[Aim] Give an exact copy of every line, leaving images out.

[Given data]
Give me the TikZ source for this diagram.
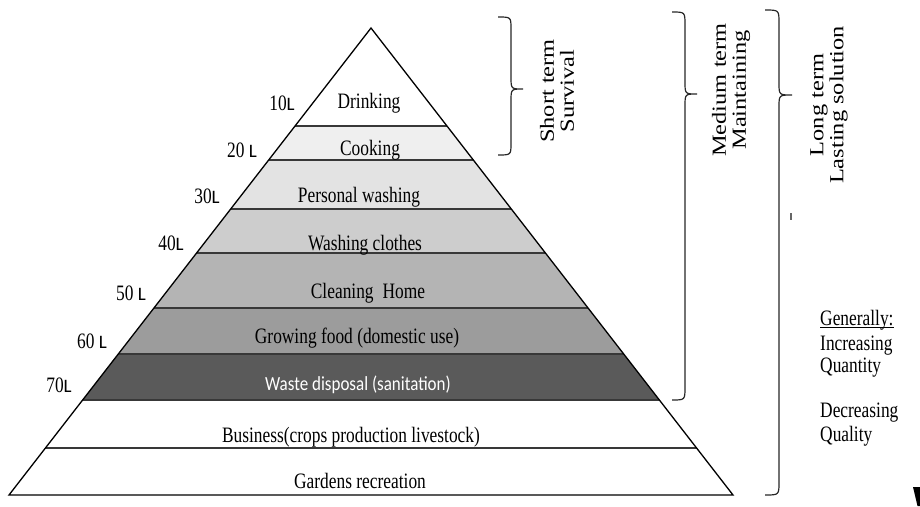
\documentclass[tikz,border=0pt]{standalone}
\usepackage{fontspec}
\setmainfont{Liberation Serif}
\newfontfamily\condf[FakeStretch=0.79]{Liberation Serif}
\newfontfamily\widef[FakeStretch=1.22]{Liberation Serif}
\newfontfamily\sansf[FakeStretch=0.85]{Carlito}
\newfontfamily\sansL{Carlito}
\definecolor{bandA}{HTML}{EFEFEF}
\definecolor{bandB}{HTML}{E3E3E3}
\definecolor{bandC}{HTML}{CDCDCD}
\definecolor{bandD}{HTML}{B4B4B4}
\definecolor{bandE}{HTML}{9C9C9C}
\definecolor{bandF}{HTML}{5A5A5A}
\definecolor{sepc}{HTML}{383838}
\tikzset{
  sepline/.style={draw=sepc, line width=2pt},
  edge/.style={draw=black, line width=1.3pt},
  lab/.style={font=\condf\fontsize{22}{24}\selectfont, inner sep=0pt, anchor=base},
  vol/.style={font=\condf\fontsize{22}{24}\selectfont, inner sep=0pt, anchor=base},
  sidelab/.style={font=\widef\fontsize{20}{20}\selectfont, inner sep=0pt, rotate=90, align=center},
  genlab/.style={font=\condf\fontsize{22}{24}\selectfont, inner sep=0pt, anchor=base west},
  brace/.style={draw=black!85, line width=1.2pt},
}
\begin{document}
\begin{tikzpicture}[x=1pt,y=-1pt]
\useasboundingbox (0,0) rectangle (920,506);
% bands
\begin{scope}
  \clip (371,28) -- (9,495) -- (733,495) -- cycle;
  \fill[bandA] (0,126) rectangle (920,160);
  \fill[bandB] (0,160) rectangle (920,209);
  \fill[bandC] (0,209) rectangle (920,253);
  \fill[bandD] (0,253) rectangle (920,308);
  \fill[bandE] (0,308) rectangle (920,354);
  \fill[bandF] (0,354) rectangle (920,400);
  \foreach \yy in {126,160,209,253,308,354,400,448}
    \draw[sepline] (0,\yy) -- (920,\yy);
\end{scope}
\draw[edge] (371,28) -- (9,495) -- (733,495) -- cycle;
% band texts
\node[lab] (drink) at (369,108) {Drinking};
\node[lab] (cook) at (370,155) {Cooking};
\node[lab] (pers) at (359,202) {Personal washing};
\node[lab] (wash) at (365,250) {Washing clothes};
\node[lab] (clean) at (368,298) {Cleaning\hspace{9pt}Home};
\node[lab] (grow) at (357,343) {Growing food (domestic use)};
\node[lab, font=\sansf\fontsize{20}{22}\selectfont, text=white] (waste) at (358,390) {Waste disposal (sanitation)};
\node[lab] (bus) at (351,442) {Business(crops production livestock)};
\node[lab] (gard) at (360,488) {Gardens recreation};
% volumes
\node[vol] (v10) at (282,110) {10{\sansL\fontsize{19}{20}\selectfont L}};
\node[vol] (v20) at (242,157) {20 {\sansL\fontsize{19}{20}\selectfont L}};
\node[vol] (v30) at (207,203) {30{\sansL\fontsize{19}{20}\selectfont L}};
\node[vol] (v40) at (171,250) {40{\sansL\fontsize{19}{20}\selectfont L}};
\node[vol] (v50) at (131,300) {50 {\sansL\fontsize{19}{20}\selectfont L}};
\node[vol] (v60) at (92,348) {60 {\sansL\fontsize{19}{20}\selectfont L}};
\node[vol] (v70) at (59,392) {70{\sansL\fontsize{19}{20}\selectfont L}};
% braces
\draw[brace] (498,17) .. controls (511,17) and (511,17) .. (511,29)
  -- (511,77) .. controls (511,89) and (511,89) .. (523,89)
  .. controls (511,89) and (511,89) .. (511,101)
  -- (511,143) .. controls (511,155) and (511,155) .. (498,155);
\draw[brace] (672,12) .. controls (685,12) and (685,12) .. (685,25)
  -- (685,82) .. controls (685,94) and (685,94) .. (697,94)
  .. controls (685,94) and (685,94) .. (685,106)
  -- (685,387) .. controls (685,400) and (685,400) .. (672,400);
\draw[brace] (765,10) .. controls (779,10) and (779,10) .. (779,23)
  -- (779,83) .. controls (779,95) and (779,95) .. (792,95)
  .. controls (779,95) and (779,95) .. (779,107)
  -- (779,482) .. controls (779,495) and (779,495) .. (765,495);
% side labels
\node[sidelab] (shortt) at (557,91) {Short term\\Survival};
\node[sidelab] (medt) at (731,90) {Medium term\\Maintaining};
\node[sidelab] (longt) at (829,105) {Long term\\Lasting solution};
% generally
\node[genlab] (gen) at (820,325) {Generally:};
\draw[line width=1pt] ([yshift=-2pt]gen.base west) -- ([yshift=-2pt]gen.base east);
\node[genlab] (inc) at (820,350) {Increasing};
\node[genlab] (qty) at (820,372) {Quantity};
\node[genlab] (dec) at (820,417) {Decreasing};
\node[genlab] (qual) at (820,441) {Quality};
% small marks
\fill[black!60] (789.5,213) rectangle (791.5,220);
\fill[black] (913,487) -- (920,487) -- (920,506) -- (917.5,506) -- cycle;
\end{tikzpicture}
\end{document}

[Complete output]
Give me the TikZ source for this diagram.
\documentclass[tikz,border=0pt]{standalone}
\usepackage{fontspec}
\setmainfont{Liberation Serif}
\newfontfamily\condf[FakeStretch=0.79]{Liberation Serif}
\newfontfamily\widef[FakeStretch=1.22]{Liberation Serif}
\newfontfamily\sansf[FakeStretch=0.85]{Carlito}
\newfontfamily\sansL{Carlito}
\definecolor{bandA}{HTML}{EFEFEF}
\definecolor{bandB}{HTML}{E3E3E3}
\definecolor{bandC}{HTML}{CDCDCD}
\definecolor{bandD}{HTML}{B4B4B4}
\definecolor{bandE}{HTML}{9C9C9C}
\definecolor{bandF}{HTML}{5A5A5A}
\definecolor{sepc}{HTML}{383838}
\tikzset{
  sepline/.style={draw=sepc, line width=2pt},
  edge/.style={draw=black, line width=1.3pt},
  lab/.style={font=\condf\fontsize{22}{24}\selectfont, inner sep=0pt, anchor=base},
  vol/.style={font=\condf\fontsize{22}{24}\selectfont, inner sep=0pt, anchor=base},
  sidelab/.style={font=\widef\fontsize{20}{20}\selectfont, inner sep=0pt, rotate=90, align=center},
  genlab/.style={font=\condf\fontsize{22}{24}\selectfont, inner sep=0pt, anchor=base west},
  brace/.style={draw=black!85, line width=1.2pt},
}
\begin{document}
\begin{tikzpicture}[x=1pt,y=-1pt]
\useasboundingbox (0,0) rectangle (920,506);
% bands
\begin{scope}
  \clip (371,28) -- (9,495) -- (733,495) -- cycle;
  \fill[bandA] (0,126) rectangle (920,160);
  \fill[bandB] (0,160) rectangle (920,209);
  \fill[bandC] (0,209) rectangle (920,253);
  \fill[bandD] (0,253) rectangle (920,308);
  \fill[bandE] (0,308) rectangle (920,354);
  \fill[bandF] (0,354) rectangle (920,400);
  \foreach \yy in {126,160,209,253,308,354,400,448}
    \draw[sepline] (0,\yy) -- (920,\yy);
\end{scope}
\draw[edge] (371,28) -- (9,495) -- (733,495) -- cycle;
% band texts
\node[lab] (drink) at (369,108) {Drinking};
\node[lab] (cook) at (370,155) {Cooking};
\node[lab] (pers) at (359,202) {Personal washing};
\node[lab] (wash) at (365,250) {Washing clothes};
\node[lab] (clean) at (368,298) {Cleaning\hspace{9pt}Home};
\node[lab] (grow) at (357,343) {Growing food (domestic use)};
\node[lab, font=\sansf\fontsize{20}{22}\selectfont, text=white] (waste) at (358,390) {Waste disposal (sanitation)};
\node[lab] (bus) at (351,442) {Business(crops production livestock)};
\node[lab] (gard) at (360,488) {Gardens recreation};
% volumes
\node[vol] (v10) at (282,110) {10{\sansL\fontsize{19}{20}\selectfont L}};
\node[vol] (v20) at (242,157) {20 {\sansL\fontsize{19}{20}\selectfont L}};
\node[vol] (v30) at (207,203) {30{\sansL\fontsize{19}{20}\selectfont L}};
\node[vol] (v40) at (171,250) {40{\sansL\fontsize{19}{20}\selectfont L}};
\node[vol] (v50) at (131,300) {50 {\sansL\fontsize{19}{20}\selectfont L}};
\node[vol] (v60) at (92,348) {60 {\sansL\fontsize{19}{20}\selectfont L}};
\node[vol] (v70) at (59,392) {70{\sansL\fontsize{19}{20}\selectfont L}};
% braces
\draw[brace] (498,17) .. controls (511,17) and (511,17) .. (511,29)
  -- (511,77) .. controls (511,89) and (511,89) .. (523,89)
  .. controls (511,89) and (511,89) .. (511,101)
  -- (511,143) .. controls (511,155) and (511,155) .. (498,155);
\draw[brace] (672,12) .. controls (685,12) and (685,12) .. (685,25)
  -- (685,82) .. controls (685,94) and (685,94) .. (697,94)
  .. controls (685,94) and (685,94) .. (685,106)
  -- (685,387) .. controls (685,400) and (685,400) .. (672,400);
\draw[brace] (765,10) .. controls (779,10) and (779,10) .. (779,23)
  -- (779,83) .. controls (779,95) and (779,95) .. (792,95)
  .. controls (779,95) and (779,95) .. (779,107)
  -- (779,482) .. controls (779,495) and (779,495) .. (765,495);
% side labels
\node[sidelab] (shortt) at (557,91) {Short term\\Survival};
\node[sidelab] (medt) at (731,90) {Medium term\\Maintaining};
\node[sidelab] (longt) at (829,105) {Long term\\Lasting solution};
% generally
\node[genlab] (gen) at (820,325) {Generally:};
\draw[line width=1pt] ([yshift=-2pt]gen.base west) -- ([yshift=-2pt]gen.base east);
\node[genlab] (inc) at (820,350) {Increasing};
\node[genlab] (qty) at (820,372) {Quantity};
\node[genlab] (dec) at (820,417) {Decreasing};
\node[genlab] (qual) at (820,441) {Quality};
% small marks
\fill[black!60] (789.5,213) rectangle (791.5,220);
\fill[black] (913,487) -- (920,487) -- (920,506) -- (917.5,506) -- cycle;
\end{tikzpicture}
\end{document}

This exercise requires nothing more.